What's the difference between 1000e^0.05t and 1000*1.05^t?

[Karagoz]

We have a population of y = 1000 at year 1980 (call it year 0).

Every year the population growth rate is 5% per year.

y' shows the growth rate of the y (population).

Since the population grows by 5% every year, the growth rate is:
y' = 0.05y.

This is a simple differential equation.
When y(0) = 1000

Then using a math software, the formula for the population is:
y(t) = 1000*e^(0.05t)

OR

We have a population of z = 1000 at year (1980) (call it year 0)

The population growth rate 5% per year.

Since the population grows by 5% per year, we can say:
z(t) = 1000*(1+0.05)^t = 1000*1.05^t

Derivation of z(t):
z’(t) = 1000(ln1.05)*e^(t*ln1.05)

Written as differential equation:

z’(t)=(ln1.05)*z(t)

The formula similar to z(t) is used when describing the growth of a money (in a bank at a interest rate of 5%).

Both the formula y(t) and formula z(t) describes growth rate by 5% per year.

But it’s obvious that z(t) ≠ y(t)

What is the difference between y(t) = 1000*e^(0.05t) and z(t) = 1000*1.05^t when both describes a growth rate of 5% per year?

What does z(t) describe and what does y(t) describe, and what’s the difference between what each formula describe?

 

[kuruman]

What is the difference between y(t) = 1000*e^(0.05t) and z(t) = 1000*1.05^t when both describes a growth rate of 5% per year?

The difference is that y(t) is the exact description and z(t) is an approximation. If you write $y(t)=y_0e^{\lambda~t}$ and do a series expansion for the exponential, you get $y(t)=y_0 (1 +\lambda t+\lambda t^2/2+\lambda t^3/6 +...)=y_0 \sum_{k=0} ^{\infty} (\lambda t)^k/k!$
Here $y_0=1000$ and $\lambda = 0.05$. Your expression for z(t) tosses out all terms higher than first order, therefore it is approximately correct and not equal to y(t).

 

[Karagoz]

To clarify my question:
When calculating what the value of the money C will be after x years, when having an interest rate at n, we use the formula:

f(x) = C*(1+n)^x

E.g. z(t) = 1000*(1+0.05)^t = 1000*1.05^t

But why don't we use the other formula: g(x) = C*e^(0.05n)?

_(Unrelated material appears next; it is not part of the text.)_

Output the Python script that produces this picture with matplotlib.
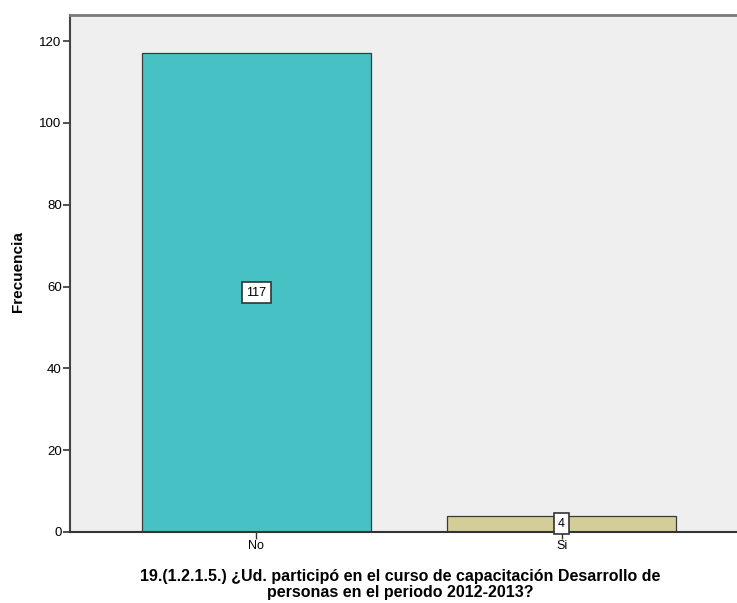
import matplotlib
matplotlib.use("Agg")
import matplotlib.pyplot as plt

categories = ["No", "Si"]
counts = [117, 4]
bar_colors = ["#48C1C4", "#D3CE98"]
yticks = [0, 20, 40, 60, 80, 100, 120]
x_title = ["19.(1.2.1.5.) ¿Ud. participó en el curso de capacitación Desarrollo de",
           "personas en el periodo 2012-2013?"]

plt.rcParams["font.family"] = ["Liberation Sans", "DejaVu Sans"]

W, H = 737, 603
fig = plt.figure(figsize=(W / 100, H / 100), dpi=100)
ax = fig.add_axes([70 / W, 71 / H, 667 / W, 517 / H])
ax.set_facecolor("#EFEFEF")

x = list(range(len(categories)))
ax.bar(x, counts, width=0.75, color=bar_colors, edgecolor="#3A3A3A", linewidth=0.9, zorder=2)

for xi, v in zip(x, counts):
    ax.text(xi, v / 2, str(v), ha="center", va="center", fontsize=9, zorder=3,
            bbox=dict(boxstyle="square,pad=0.35", facecolor="white", edgecolor="#333333", linewidth=1.2))

ax.set_xlim(-0.611, 1.575)
ax.set_ylim(0, 126.4)
ax.set_xticks(x)
ax.set_xticklabels(categories, fontsize=9)
ax.set_yticks(yticks)
ax.set_yticklabels([str(t) for t in yticks], fontsize=9.5)
ax.tick_params(axis="y", direction="out", length=5, width=1.2, color="#333333", pad=1)
ax.tick_params(axis="x", direction="out", length=5, width=1.0, color="#333333", pad=1)

ax.spines["right"].set_visible(False)
ax.spines["left"].set_color("#444444")
ax.spines["left"].set_linewidth(1.5)
ax.spines["bottom"].set_color("#333333")
ax.spines["bottom"].set_linewidth(1.5)
ax.spines["top"].set_color("#7A7A7A")
ax.spines["top"].set_linewidth(2)

ax.set_ylabel("Frecuencia", fontsize=11, fontweight="bold")
ax.yaxis.set_label_coords(-(70 - 25) / 667, (532 - 272) / 517)

# two-line axis title, set tightly under the category labels
for line, ypix in zip(x_title, [576, 592]):
    fig.text(400 / W, 1 - ypix / H, line, ha="center", va="center",
             fontsize=11.5, fontweight="bold")

fig.savefig("out.png", dpi=100, facecolor="white")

What would it mean if we used g(x) instead of f(x) when calculating how the value C in a bank account will after x years with an interest rate n?

 

[kuruman]

What would it mean if we used g(x) instead of f(x) when calculating how the value C in a bank account will after x years with an interest rate n?

The plot below shows the difference 1000*e^0.05*t - 1000*1.05^t for 0 < t < 50 years. At the end of 50 years, you will be able to withdraw $12182.49 according to the exponential calculation and $11467.40 according to the approximation, a shortfall of $715.09.

But why don't we use the other formula: g(x) = C*e^(0.05n)?

It's not that "we" don't use the exponential formula, it's that the banks don't use it. Any guesses why? If you choose a bank that compounds interest more often than yearly, your interest will be reinvested sooner so the bank keeps less of your money.

 

[Karagoz]

So the formula f(x) means yearly interest of n is compounded once a year.

But if banks did use g(x), that would mean the yearly interest of n is compounded far more frequently?

 

[kuruman]

But if banks did use g(x), that would mean the yearlt interest of n was compounded every second?

Or millisecond, or microsecond, or ...

Edit: Some banks compound interest quarterly, some monthly and some daily.